The Idaho Supreme Court in Gearhart v. Mutual of Enumclaw Ins. Co., 160 Idaho 666, 378 P.3d 454 (Idaho 2016), found that a UIM anti-stacking provision was ambiguous and, therefore, unenforceable. In Gearhart, the Court considered a UIM policy's anti-stacking clause which stated that the maximum limit of liability under all of the policies that were issued was the highest applicable limit under any one policy. However, the Court found this clause to be ambiguous and, therefore, did not preclude a passenger from recovering the total cumulative UIM benefits under each policy issued to the insured's parents. The majority opinion concluded that the anti-stacking clause in question was ambiguous because it could be construed to "mean that one aggregates all of the applicable policy limits and then the total of the limits constitutes the highest limit of any one policy." The dissent characterized the majority's conclusion as "nonsensical." The dissent would have found the anti-stacking clause to be neither ambiguous nor complex.

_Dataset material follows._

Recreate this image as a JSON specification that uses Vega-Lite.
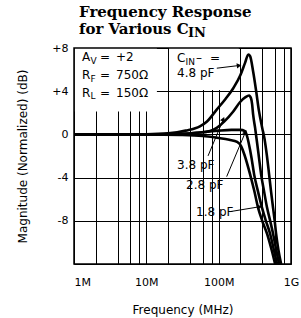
{
  "$schema": "https://vega.github.io/schema/vega-lite/v6.json",
  "autosize": {"type": "none"},
  "padding": {"left": 74, "top": 48, "right": 10, "bottom": 54},
  "width": 217,
  "height": 216,
  "background": "white",
  "config": {"view": {"stroke": "black", "strokeWidth": 1.5}},
  "title": {
    "text": ["Frequency Response", "for Various C"],
    "font": "DejaVu Serif", "fontWeight": "bold", "fontSize": 15, "lineHeight": 17,
    "anchor": "start", "frame": "group", "dx": 5, "dy": 21, "offset": 11, "color": "black"
  },
  "datasets": {
    "boxes": [
      {"f1": 1.03, "f2": 14, "d1": 2.12, "d2": 7.93},
      {"f1": 20.6, "f2": 190, "d1": 4.12, "d2": 7.93}
    ],
    "curves": [
      {"cap": "1.8 pF", "f": 1, "dB": 0}, {"cap": "1.8 pF", "f": 3, "dB": 0}, {"cap": "1.8 pF", "f": 10, "dB": 0},
      {"cap": "1.8 pF", "f": 30, "dB": -0.05}, {"cap": "1.8 pF", "f": 60, "dB": -0.15}, {"cap": "1.8 pF", "f": 100, "dB": -0.33},
      {"cap": "1.8 pF", "f": 140, "dB": -0.5}, {"cap": "1.8 pF", "f": 180, "dB": -0.7}, {"cap": "1.8 pF", "f": 205, "dB": -1.1},
      {"cap": "1.8 pF", "f": 230, "dB": -2.0}, {"cap": "1.8 pF", "f": 272, "dB": -3.7}, {"cap": "1.8 pF", "f": 310, "dB": -5.2},
      {"cap": "1.8 pF", "f": 351, "dB": -6.8}, {"cap": "1.8 pF", "f": 400, "dB": -8.0}, {"cap": "1.8 pF", "f": 467, "dB": -9.2},
      {"cap": "1.8 pF", "f": 540, "dB": -10.7}, {"cap": "1.8 pF", "f": 603, "dB": -12},

      {"cap": "2.8 pF", "f": 1, "dB": 0}, {"cap": "2.8 pF", "f": 3, "dB": 0}, {"cap": "2.8 pF", "f": 10, "dB": 0},
      {"cap": "2.8 pF", "f": 30, "dB": 0.05}, {"cap": "2.8 pF", "f": 60, "dB": 0.2}, {"cap": "2.8 pF", "f": 100, "dB": 0.35},
      {"cap": "2.8 pF", "f": 150, "dB": 0.42}, {"cap": "2.8 pF", "f": 200, "dB": 0.42}, {"cap": "2.8 pF", "f": 230, "dB": 0.3},
      {"cap": "2.8 pF", "f": 245, "dB": -0.1}, {"cap": "2.8 pF", "f": 260, "dB": -0.8}, {"cap": "2.8 pF", "f": 285, "dB": -2.2},
      {"cap": "2.8 pF", "f": 309, "dB": -3.7}, {"cap": "2.8 pF", "f": 350, "dB": -5.3}, {"cap": "2.8 pF", "f": 398, "dB": -6.8},
      {"cap": "2.8 pF", "f": 450, "dB": -8.0}, {"cap": "2.8 pF", "f": 514, "dB": -9.2}, {"cap": "2.8 pF", "f": 580, "dB": -10.7},
      {"cap": "2.8 pF", "f": 642, "dB": -12},

      {"cap": "3.8 pF", "f": 1, "dB": 0}, {"cap": "3.8 pF", "f": 3, "dB": 0}, {"cap": "3.8 pF", "f": 10, "dB": 0},
      {"cap": "3.8 pF", "f": 30, "dB": 0.05}, {"cap": "3.8 pF", "f": 50, "dB": 0.15}, {"cap": "3.8 pF", "f": 76, "dB": 0.32},
      {"cap": "3.8 pF", "f": 94, "dB": 0.6}, {"cap": "3.8 pF", "f": 120, "dB": 1.2}, {"cap": "3.8 pF", "f": 158, "dB": 2.1},
      {"cap": "3.8 pF", "f": 198, "dB": 3.0}, {"cap": "3.8 pF", "f": 235, "dB": 3.45}, {"cap": "3.8 pF", "f": 263, "dB": 3.6},
      {"cap": "3.8 pF", "f": 280, "dB": 3.35}, {"cap": "3.8 pF", "f": 290, "dB": 2.8}, {"cap": "3.8 pF", "f": 300, "dB": 1.8},
      {"cap": "3.8 pF", "f": 319, "dB": 0.6}, {"cap": "3.8 pF", "f": 340, "dB": -0.8}, {"cap": "3.8 pF", "f": 360, "dB": -2.1},
      {"cap": "3.8 pF", "f": 386, "dB": -3.7}, {"cap": "3.8 pF", "f": 425, "dB": -5.3}, {"cap": "3.8 pF", "f": 467, "dB": -6.8},
      {"cap": "3.8 pF", "f": 515, "dB": -8.0}, {"cap": "3.8 pF", "f": 565, "dB": -9.2}, {"cap": "3.8 pF", "f": 625, "dB": -10.7},
      {"cap": "3.8 pF", "f": 685, "dB": -12},

      {"cap": "4.8 pF", "f": 1, "dB": 0}, {"cap": "4.8 pF", "f": 3, "dB": 0}, {"cap": "4.8 pF", "f": 10, "dB": 0.02},
      {"cap": "4.8 pF", "f": 20, "dB": 0.1}, {"cap": "4.8 pF", "f": 35, "dB": 0.35}, {"cap": "4.8 pF", "f": 55, "dB": 0.75},
      {"cap": "4.8 pF", "f": 69, "dB": 1.2}, {"cap": "4.8 pF", "f": 94, "dB": 2.3}, {"cap": "4.8 pF", "f": 125, "dB": 3.3},
      {"cap": "4.8 pF", "f": 160, "dB": 4.3}, {"cap": "4.8 pF", "f": 200, "dB": 5.5}, {"cap": "4.8 pF", "f": 231, "dB": 6.6},
      {"cap": "4.8 pF", "f": 257, "dB": 7.4}, {"cap": "4.8 pF", "f": 272, "dB": 7.25}, {"cap": "4.8 pF", "f": 300, "dB": 5.8},
      {"cap": "4.8 pF", "f": 330, "dB": 4.0}, {"cap": "4.8 pF", "f": 360, "dB": 2.2}, {"cap": "4.8 pF", "f": 400, "dB": 0.6},
      {"cap": "4.8 pF", "f": 430, "dB": -0.4}, {"cap": "4.8 pF", "f": 465, "dB": -2.0}, {"cap": "4.8 pF", "f": 498, "dB": -3.7},
      {"cap": "4.8 pF", "f": 530, "dB": -5.3}, {"cap": "4.8 pF", "f": 565, "dB": -6.8}, {"cap": "4.8 pF", "f": 595, "dB": -8.0},
      {"cap": "4.8 pF", "f": 622, "dB": -9.2}, {"cap": "4.8 pF", "f": 670, "dB": -10.7}, {"cap": "4.8 pF", "f": 730, "dB": -12}
    ],
    "arrows": [
      {"f1": 94.2, "d1": 6.13, "f2": 187, "d2": 6.37, "heading": 83},
      {"f1": 71.3, "d1": -1.99, "f2": 115, "d2": 1.34, "heading": 22},
      {"f1": 129, "d1": -3.91, "f2": 232, "d2": 0.14, "heading": 23},
      {"f1": 144, "d1": -7.15, "f2": 361, "d2": -6.71, "heading": 81}
    ],
    "labels": [
      {"kind": "main", "t": "A", "f": 1.29, "dB": 7.15},
      {"kind": "main", "t": "=", "f": 2.29, "dB": 7.15},
      {"kind": "main", "t": "+2", "f": 3.81, "dB": 7.15},
      {"kind": "main", "t": "R", "f": 1.29, "dB": 5.51},
      {"kind": "main", "t": "=", "f": 2.29, "dB": 5.51},
      {"kind": "main", "t": "750Ω", "f": 3.81, "dB": 5.51},
      {"kind": "main", "t": "R", "f": 1.29, "dB": 3.87},
      {"kind": "main", "t": "=", "f": 2.29, "dB": 3.87},
      {"kind": "main", "t": "150Ω", "f": 3.81, "dB": 3.87},
      {"kind": "main", "t": "C", "f": 26.6, "dB": 7.06},
      {"kind": "main", "t": "–", "f": 48.7, "dB": 7.06},
      {"kind": "main", "t": "=", "f": 76, "dB": 7.06},
      {"kind": "main", "t": "4.8 pF", "f": 26.6, "dB": 5.67},
      {"kind": "main", "t": "3.8 pF", "f": 26.6, "dB": -2.82},
      {"kind": "main", "t": "2.8 pF", "f": 35.4, "dB": -4.68},
      {"kind": "main", "t": "1.8 pF", "f": 48.7, "dB": -7.18},
      {"kind": "sub", "t": "V", "f": 1.69, "dB": 6.76},
      {"kind": "sub", "t": "F", "f": 1.69, "dB": 5.14},
      {"kind": "sub", "t": "L", "f": 1.69, "dB": 3.52},
      {"kind": "sub", "t": "IN", "f": 34.9, "dB": 6.71},
      {"kind": "title", "t": "IN", "f": 37.7, "dB": 9.35}
    ]
  },
  "layer": [
    {
      "data": {"name": "boxes"},
      "mark": {"type": "rect", "fill": "white", "stroke": null},
      "encoding": {
        "x": {
          "field": "f1", "type": "quantitative", "title": "Frequency (MHz)",
          "scale": {"type": "log", "domain": [1, 1000], "nice": false},
          "axis": {
            "values": [1, 2, 4, 6, 8, 10, 20, 40, 60, 80, 100, 200, 400, 600, 800, 1000],
            "labelExpr": "datum.value==1?'1M':datum.value==10?'10M':datum.value==100?'100M':datum.value==1000?'1G':''",
            "grid": true, "gridColor": "black", "gridWidth": 1, "gridOpacity": 1,
            "ticks": false, "domain": false, "labelOverlap": false,
            "labelFont": "DejaVu Sans", "labelFontSize": 11, "labelColor": "black", "labelPadding": 12,
            "labelAlign": {"condition": {"test": "datum.value==1", "value": "left"}, "value": "center"},
            "titleFont": "DejaVu Sans", "titleFontSize": 12, "titleFontWeight": "normal", "titleColor": "black", "titlePadding": 17
          }
        },
        "x2": {"field": "f2"},
        "y": {
          "field": "d1", "type": "quantitative", "title": "Magnitude (Normalized) (dB)",
          "scale": {"domain": [-12, 8], "nice": false, "zero": false},
          "axis": {
            "values": [-12, -10, -8, -6, -4, -2, 0, 2, 4, 6, 8],
            "labelExpr": "datum.value==8?'+8':datum.value==4?'+4':datum.value==0?'0':datum.value==-4?'-4':datum.value==-8?'-8':''",
            "grid": true, "gridColor": "black", "gridWidth": 1, "gridOpacity": 1,
            "ticks": false, "domain": false, "labelOverlap": false,
            "labelFont": "DejaVu Sans", "labelFontSize": 11, "labelColor": "black", "labelPadding": 6,
            "titleFont": "DejaVu Sans", "titleFontSize": 12, "titleFontWeight": "normal", "titleColor": "black", "titlePadding": 22
          }
        },
        "y2": {"field": "d2"}
      }
    },
    {
      "data": {"name": "curves"},
      "mark": {"type": "line", "color": "black", "strokeWidth": 2.6, "interpolate": "monotone", "strokeJoin": "round"},
      "encoding": {
        "x": {"field": "f", "type": "quantitative", "title": "Frequency (MHz)"},
        "y": {"field": "dB", "type": "quantitative", "title": "Magnitude (Normalized) (dB)"},
        "detail": {"field": "cap", "type": "nominal"}
      }
    },
    {
      "data": {"name": "arrows"},
      "mark": {"type": "rule", "color": "black", "strokeWidth": 1},
      "encoding": {
        "x": {"field": "f1", "type": "quantitative", "title": "Frequency (MHz)"},
        "x2": {"field": "f2"},
        "y": {"field": "d1", "type": "quantitative", "title": "Magnitude (Normalized) (dB)"},
        "y2": {"field": "d2"}
      }
    },
    {
      "data": {"name": "arrows"},
      "mark": {"type": "point", "shape": "triangle", "filled": true, "color": "black", "size": 28, "opacity": 1},
      "encoding": {
        "x": {"field": "f2", "type": "quantitative", "title": "Frequency (MHz)"},
        "y": {"field": "d2", "type": "quantitative", "title": "Magnitude (Normalized) (dB)"},
        "angle": {"field": "heading", "type": "quantitative", "scale": null}
      }
    },
    {
      "data": {"name": "labels"},
      "transform": [{"filter": "datum.kind == 'main'"}],
      "mark": {"type": "text", "align": "left", "baseline": "middle", "font": "DejaVu Sans", "fontSize": 12, "color": "black"},
      "encoding": {
        "x": {"field": "f", "type": "quantitative", "title": "Frequency (MHz)"},
        "y": {"field": "dB", "type": "quantitative", "title": "Magnitude (Normalized) (dB)"},
        "text": {"field": "t"}
      }
    },
    {
      "data": {"name": "labels"},
      "transform": [{"filter": "datum.kind == 'sub'"}],
      "mark": {"type": "text", "align": "left", "baseline": "middle", "font": "DejaVu Sans", "fontSize": 9, "color": "black"},
      "encoding": {
        "x": {"field": "f", "type": "quantitative", "title": "Frequency (MHz)"},
        "y": {"field": "dB", "type": "quantitative", "title": "Magnitude (Normalized) (dB)"},
        "text": {"field": "t"}
      }
    },
    {
      "data": {"name": "labels"},
      "transform": [{"filter": "datum.kind == 'title'"}],
      "mark": {"type": "text", "align": "left", "baseline": "middle", "font": "DejaVu Serif", "fontWeight": "bold", "fontSize": 13, "color": "black"},
      "encoding": {
        "x": {"field": "f", "type": "quantitative", "title": "Frequency (MHz)"},
        "y": {"field": "dB", "type": "quantitative", "title": "Magnitude (Normalized) (dB)"},
        "text": {"field": "t"}
      }
    }
  ]
}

New York Law requires insurance companies to allocate continuous, progressive losses on a pro rata basis among all triggered policies based upon a time-on-the-risk allocation model. The New York Appellate Court recently rejected an invitation to create an unavailability exception to the allocation rule so that insurers were not required to indemnify the insured for periods when liability insurance was unavailable in the marketplace.

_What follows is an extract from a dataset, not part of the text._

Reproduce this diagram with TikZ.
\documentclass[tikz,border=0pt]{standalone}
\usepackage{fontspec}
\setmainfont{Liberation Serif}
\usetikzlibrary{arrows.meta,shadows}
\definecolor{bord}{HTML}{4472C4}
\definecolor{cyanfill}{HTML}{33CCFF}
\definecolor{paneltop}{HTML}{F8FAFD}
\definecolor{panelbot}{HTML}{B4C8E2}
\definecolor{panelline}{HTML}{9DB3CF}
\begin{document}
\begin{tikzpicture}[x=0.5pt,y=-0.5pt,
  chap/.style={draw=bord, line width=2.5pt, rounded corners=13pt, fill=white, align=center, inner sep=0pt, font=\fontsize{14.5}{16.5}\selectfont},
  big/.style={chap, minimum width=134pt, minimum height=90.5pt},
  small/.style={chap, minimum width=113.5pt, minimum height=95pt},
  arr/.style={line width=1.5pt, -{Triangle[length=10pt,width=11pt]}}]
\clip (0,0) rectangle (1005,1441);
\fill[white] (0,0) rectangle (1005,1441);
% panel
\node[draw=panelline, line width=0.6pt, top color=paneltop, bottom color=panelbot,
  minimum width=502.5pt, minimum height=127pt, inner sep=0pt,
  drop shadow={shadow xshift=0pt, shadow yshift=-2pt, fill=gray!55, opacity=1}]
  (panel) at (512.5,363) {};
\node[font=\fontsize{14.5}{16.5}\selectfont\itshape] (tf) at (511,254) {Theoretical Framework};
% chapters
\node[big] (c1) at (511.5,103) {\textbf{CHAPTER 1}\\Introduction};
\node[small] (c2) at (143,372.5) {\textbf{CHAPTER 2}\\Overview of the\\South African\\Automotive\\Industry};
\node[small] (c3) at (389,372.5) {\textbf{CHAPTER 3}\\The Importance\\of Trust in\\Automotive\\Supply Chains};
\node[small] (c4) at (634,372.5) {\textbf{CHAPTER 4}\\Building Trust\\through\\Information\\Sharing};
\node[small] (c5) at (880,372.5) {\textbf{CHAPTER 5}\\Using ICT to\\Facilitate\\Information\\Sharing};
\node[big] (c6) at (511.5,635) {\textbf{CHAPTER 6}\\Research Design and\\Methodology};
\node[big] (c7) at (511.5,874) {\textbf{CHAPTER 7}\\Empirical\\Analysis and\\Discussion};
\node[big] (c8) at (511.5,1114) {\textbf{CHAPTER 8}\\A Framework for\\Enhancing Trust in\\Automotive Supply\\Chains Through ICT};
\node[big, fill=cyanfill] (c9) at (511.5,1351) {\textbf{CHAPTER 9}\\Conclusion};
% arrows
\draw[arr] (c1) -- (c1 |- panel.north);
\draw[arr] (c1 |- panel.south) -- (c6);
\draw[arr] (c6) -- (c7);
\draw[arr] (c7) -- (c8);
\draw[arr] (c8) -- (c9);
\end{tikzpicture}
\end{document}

Who pays for the orphan? The Federal District Court in New York recently held that when an insurance company becomes insolvent the insured becomes responsible for the orphan's share created by the insolvency under a pro rata method of allocation involving successive insurers indemnity obligations for asbestos claims involving progressive injuries. See Liberty Mut. Ins. Co. v. The Fairbanks Company, 2016 WL 1169511 (S.D.N.Y. March 22, 2016).